Filter the data below for the string "this" and copy each matching line.

- SUPPLIED DATA

--- Start ---

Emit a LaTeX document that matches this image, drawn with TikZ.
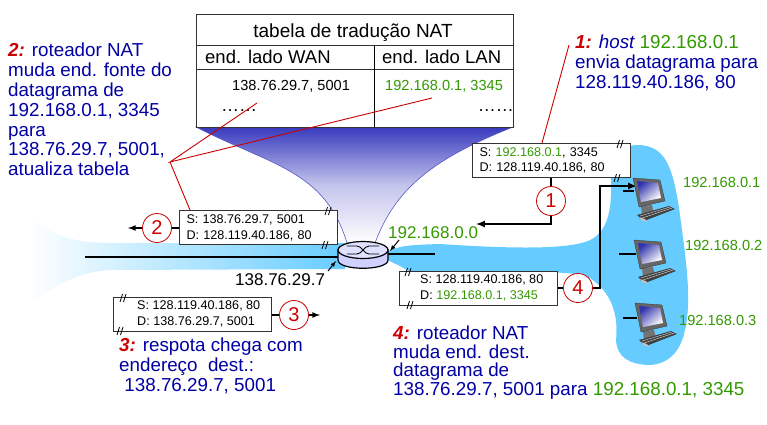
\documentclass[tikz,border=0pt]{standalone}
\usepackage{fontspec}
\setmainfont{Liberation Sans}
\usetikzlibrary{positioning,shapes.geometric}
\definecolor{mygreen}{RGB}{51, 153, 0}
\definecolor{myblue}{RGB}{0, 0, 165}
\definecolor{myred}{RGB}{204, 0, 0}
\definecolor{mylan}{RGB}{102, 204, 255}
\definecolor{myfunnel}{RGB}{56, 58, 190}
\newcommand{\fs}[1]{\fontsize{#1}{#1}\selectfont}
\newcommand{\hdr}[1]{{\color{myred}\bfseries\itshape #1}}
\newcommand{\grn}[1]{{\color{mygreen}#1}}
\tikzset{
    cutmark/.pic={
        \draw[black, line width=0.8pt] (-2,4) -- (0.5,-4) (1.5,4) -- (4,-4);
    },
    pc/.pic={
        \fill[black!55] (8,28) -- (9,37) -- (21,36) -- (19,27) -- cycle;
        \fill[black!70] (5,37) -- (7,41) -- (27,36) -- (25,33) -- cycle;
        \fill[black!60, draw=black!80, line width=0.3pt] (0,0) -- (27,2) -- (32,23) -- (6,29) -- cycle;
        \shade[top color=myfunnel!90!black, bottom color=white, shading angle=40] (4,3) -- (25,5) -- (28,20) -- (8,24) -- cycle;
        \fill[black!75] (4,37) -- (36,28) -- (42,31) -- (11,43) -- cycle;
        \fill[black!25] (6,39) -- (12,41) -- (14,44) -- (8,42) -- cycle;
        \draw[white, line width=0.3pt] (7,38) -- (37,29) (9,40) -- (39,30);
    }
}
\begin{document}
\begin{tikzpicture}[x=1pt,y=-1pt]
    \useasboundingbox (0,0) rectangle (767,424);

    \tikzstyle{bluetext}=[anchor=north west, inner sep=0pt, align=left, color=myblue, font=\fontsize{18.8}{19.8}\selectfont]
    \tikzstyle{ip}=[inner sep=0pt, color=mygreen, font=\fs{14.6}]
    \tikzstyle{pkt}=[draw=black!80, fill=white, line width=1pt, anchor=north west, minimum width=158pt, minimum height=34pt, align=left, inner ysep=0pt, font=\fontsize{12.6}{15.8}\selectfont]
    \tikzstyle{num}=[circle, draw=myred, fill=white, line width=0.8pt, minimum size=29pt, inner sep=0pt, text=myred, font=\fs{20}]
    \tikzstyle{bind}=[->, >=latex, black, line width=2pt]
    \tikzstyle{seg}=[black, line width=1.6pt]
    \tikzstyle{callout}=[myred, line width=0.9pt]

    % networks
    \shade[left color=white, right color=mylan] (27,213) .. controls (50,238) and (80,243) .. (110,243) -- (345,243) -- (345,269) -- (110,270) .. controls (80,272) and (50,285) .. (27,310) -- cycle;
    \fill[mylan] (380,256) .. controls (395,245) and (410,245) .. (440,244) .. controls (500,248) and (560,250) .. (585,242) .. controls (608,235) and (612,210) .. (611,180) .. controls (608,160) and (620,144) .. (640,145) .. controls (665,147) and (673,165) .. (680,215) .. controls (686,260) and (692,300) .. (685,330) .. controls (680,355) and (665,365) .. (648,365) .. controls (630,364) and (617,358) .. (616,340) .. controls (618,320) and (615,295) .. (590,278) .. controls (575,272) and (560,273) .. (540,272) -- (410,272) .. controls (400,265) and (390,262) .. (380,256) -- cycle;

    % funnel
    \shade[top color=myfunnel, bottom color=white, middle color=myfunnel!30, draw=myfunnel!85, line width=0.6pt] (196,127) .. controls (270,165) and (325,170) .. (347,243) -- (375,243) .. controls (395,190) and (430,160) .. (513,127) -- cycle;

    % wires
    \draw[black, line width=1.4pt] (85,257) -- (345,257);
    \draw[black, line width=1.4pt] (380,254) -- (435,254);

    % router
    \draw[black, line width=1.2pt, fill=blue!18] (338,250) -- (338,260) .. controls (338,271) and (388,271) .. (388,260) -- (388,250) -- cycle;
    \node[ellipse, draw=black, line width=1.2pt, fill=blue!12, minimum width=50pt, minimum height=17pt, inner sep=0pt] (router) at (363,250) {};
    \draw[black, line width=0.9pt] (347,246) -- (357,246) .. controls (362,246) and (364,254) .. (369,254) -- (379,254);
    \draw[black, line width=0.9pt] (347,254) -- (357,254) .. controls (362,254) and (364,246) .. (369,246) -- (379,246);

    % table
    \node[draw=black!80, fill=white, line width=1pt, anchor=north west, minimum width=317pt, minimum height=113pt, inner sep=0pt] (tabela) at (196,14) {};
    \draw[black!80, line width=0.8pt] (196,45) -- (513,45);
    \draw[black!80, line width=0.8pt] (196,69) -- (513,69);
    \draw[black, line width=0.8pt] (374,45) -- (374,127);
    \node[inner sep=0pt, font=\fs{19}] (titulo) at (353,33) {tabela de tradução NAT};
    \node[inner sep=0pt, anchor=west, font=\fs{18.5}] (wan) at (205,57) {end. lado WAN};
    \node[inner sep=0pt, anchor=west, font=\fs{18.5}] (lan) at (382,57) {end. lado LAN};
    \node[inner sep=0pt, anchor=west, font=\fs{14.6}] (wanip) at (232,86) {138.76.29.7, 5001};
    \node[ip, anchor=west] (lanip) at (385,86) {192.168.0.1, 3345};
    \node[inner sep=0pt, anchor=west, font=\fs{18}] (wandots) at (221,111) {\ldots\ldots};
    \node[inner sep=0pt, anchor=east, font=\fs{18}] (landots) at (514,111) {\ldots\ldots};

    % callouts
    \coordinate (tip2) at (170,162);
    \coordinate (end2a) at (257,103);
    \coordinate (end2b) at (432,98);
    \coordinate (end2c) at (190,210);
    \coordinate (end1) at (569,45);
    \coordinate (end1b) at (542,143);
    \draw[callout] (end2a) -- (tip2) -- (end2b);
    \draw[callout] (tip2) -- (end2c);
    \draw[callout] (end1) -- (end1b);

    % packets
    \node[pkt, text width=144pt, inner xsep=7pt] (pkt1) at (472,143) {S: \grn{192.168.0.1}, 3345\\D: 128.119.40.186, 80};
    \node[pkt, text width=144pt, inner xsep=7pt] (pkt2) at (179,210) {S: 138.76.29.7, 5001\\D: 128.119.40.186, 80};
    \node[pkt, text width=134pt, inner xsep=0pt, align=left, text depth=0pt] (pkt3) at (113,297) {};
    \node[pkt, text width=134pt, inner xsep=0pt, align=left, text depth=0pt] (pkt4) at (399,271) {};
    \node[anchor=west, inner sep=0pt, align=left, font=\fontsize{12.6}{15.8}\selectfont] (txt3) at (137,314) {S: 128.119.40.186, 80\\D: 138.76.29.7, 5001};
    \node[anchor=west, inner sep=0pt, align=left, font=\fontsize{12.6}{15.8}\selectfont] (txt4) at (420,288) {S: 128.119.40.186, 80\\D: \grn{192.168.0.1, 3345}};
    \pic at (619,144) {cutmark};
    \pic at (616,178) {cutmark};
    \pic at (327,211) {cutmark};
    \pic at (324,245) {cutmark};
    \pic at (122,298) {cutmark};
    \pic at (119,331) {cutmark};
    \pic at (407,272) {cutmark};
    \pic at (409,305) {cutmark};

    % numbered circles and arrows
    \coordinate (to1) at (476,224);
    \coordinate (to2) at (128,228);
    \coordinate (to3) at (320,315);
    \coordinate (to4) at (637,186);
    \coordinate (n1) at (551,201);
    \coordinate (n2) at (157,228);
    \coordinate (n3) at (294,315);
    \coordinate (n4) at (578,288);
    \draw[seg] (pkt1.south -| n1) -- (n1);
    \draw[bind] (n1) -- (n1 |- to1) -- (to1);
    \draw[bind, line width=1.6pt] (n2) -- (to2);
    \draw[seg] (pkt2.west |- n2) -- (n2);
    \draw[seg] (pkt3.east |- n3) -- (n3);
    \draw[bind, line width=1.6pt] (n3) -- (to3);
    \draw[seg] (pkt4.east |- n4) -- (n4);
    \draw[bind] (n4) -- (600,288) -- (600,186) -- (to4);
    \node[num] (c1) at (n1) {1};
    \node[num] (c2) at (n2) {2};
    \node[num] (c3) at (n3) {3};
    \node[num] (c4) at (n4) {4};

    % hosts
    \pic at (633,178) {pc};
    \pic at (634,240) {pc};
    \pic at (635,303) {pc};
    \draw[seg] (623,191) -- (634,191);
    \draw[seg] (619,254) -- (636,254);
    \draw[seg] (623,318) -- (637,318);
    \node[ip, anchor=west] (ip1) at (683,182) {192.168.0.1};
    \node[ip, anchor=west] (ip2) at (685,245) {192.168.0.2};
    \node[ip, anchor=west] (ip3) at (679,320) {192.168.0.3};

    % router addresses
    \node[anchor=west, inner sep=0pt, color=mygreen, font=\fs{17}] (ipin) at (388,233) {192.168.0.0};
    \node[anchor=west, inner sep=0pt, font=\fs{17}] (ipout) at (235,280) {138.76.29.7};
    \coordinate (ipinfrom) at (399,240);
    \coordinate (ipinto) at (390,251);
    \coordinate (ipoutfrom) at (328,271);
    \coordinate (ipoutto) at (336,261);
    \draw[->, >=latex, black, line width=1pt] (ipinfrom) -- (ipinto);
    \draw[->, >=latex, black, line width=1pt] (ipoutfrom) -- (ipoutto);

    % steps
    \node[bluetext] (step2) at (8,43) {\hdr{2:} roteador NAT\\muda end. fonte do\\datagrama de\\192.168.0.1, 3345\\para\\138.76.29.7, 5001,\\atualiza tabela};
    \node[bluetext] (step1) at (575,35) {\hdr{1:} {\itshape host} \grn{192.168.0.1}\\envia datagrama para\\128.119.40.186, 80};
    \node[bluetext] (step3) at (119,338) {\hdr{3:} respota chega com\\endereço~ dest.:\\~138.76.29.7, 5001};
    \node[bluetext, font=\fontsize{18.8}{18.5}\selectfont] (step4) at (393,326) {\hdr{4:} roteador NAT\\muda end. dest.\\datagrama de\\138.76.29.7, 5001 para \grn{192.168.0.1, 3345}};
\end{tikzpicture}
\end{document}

--- End ---
--- Start ---

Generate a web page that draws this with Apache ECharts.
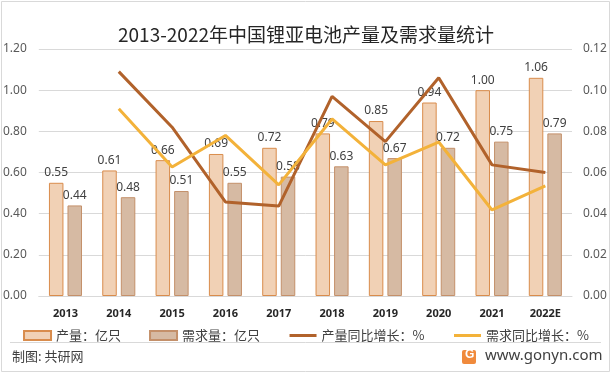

--- End ---

- WRITTEN ANSWER
Emit a LaTeX document that matches this image, drawn with TikZ.
Generate a web page that draws this with Apache ECharts.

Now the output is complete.